Allergy Shots During Pregnancy
If you were already receiving allergy immunotherapy (allergy shots) before becoming pregnant, you can safely continue your maintenance dose. Both American and European allergy guidelines support this. Continuing treatment avoids the symptom flare that comes with stopping mid-course.
Starting allergy shots during pregnancy is a different story. Guidelines discourage initiating immunotherapy while pregnant because the dose-escalation phase carries a small risk of anaphylaxis, which poses serious dangers to both mother and fetus. The one exception is for women with a history of life-threatening reactions to insect stings, where the benefit of venom immunotherapy may outweigh the risk.

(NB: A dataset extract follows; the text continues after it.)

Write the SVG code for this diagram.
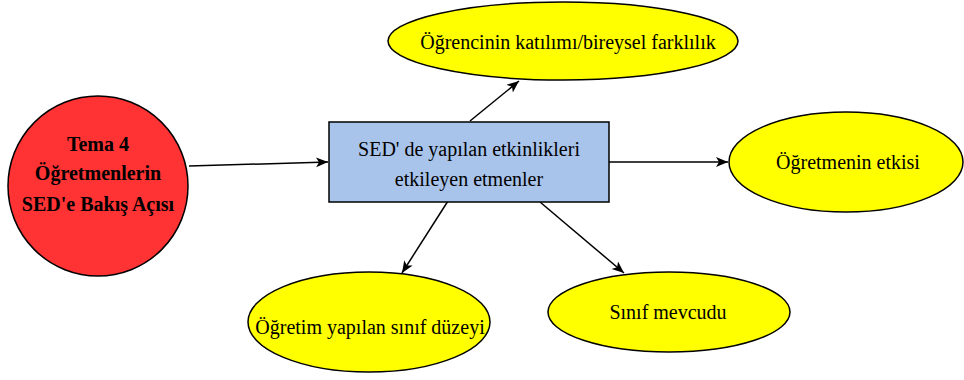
<svg xmlns="http://www.w3.org/2000/svg" width="964" height="380" viewBox="0 0 964 380">
<style>
  .t { font-family: "Liberation Serif", "Times New Roman", serif; font-size: 20px; fill: #000; text-anchor: middle; }
  .b { font-weight: bold; }
  .yel { fill: #ffff00; stroke: #000; stroke-width: 1.5; }
  .edge { stroke: #000; stroke-width: 1.5; fill: none; marker-end: url(#arr); }
</style>
<defs>
  <marker id="arr" markerUnits="userSpaceOnUse" markerWidth="14" markerHeight="12" refX="12" refY="5" orient="auto">
    <path d="M0,0 L12,5 L0,10 L3,5 z" fill="#000"/>
  </marker>
</defs>
<rect width="964" height="380" fill="#fff"/>
<g id="connectors">
  <line class="edge" x1="189" y1="166" x2="328" y2="162"/>
  <line class="edge" x1="470" y1="121" x2="519" y2="81"/>
  <line class="edge" x1="609" y1="162" x2="728" y2="162"/>
  <line class="edge" x1="448" y1="201" x2="402" y2="273"/>
  <line class="edge" x1="540" y1="202" x2="624" y2="273"/>
</g>
<g id="tema">
  <circle cx="98" cy="186" r="90" fill="#ff3333" stroke="#000" stroke-width="1.5"/>
  <text class="t b" x="98" y="151">Tema 4</text>
  <text class="t b" x="98" y="180">Öğretmenlerin</text>
  <text class="t b" x="98" y="211">SED'e Bakış Açısı</text>
</g>
<g id="etmenler">
  <rect x="329" y="122" width="280" height="80" fill="#a9c4eb" stroke="#000" stroke-width="1.5"/>
  <text class="t" x="469" y="156">SED' de yapılan etkinlikleri</text>
  <text class="t" x="469" y="186">etkileyen etmenler</text>
</g>
<g id="katilim">
  <ellipse class="yel" cx="563" cy="41" rx="175" ry="39"/>
  <text class="t" x="568" y="49">Öğrencinin katılımı/bireysel farklılık</text>
</g>
<g id="ogretmen">
  <ellipse class="yel" cx="846" cy="162" rx="117" ry="50"/>
  <text class="t" x="848" y="169">Öğretmenin etkisi</text>
</g>
<g id="duzey">
  <ellipse class="yel" cx="369" cy="322" rx="121" ry="50"/>
  <text class="t" x="370" y="334">Öğretim yapılan sınıf düzeyi</text>
</g>
<g id="mevcut">
  <ellipse class="yel" cx="669" cy="312" rx="121" ry="40"/>
  <text class="t" x="668" y="319">Sınıf mevcudu</text>
</g>
</svg>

Why Treating Allergies Matters for Pregnancy
Some women hesitate to take any medication, assuming untreated allergies are the safer path. For mild, occasional symptoms, that’s reasonable. But if you have allergic rhinitis alongside asthma, leaving allergies unmanaged can worsen asthma control. Uncontrolled asthma during pregnancy is associated with low birth weight, growth restriction, and complications linked to reduced oxygen reaching the fetus. Upper airway congestion from allergies can trigger coughing and wheezing episodes that compound asthma symptoms. Treating the allergies isn’t just about comfort; it protects breathing function that your baby depends on.
Herbal Supplements to Avoid
Butterbur, one of the most studied herbal remedies for allergies, contains compounds called pyrrolizidine alkaloids that can cause birth defects and liver damage. Even “PA-free” butterbur products lack sufficient safety data during pregnancy. Quercetin and stinging nettle, two other popular natural allergy supplements, similarly lack pregnancy-specific safety studies. The absence of evidence isn’t evidence of safety, and herbal products are not regulated with the same rigor as medications. Saline rinses are the safest natural approach by a wide margin.
A Practical Treatment Ladder
The simplest way to think about allergy management during pregnancy is as a step-up approach:
- Step 1: Allergen avoidance and saline nasal rinses, which are safe throughout all trimesters
- Step 2: Add a steroid nasal spray like budesonide, safe at any point in pregnancy at recommended doses
- Step 3: After the first trimester, add cetirizine or loratadine if nasal sprays alone aren’t enough
- Step 4: For breakthrough symptoms, occasional diphenhydramine or chlorpheniramine at standard doses
Each step adds a little more medication only when the previous level isn’t controlling symptoms. This minimizes exposure while keeping you comfortable enough to sleep, breathe, and function normally, all of which matter for a healthy pregnancy.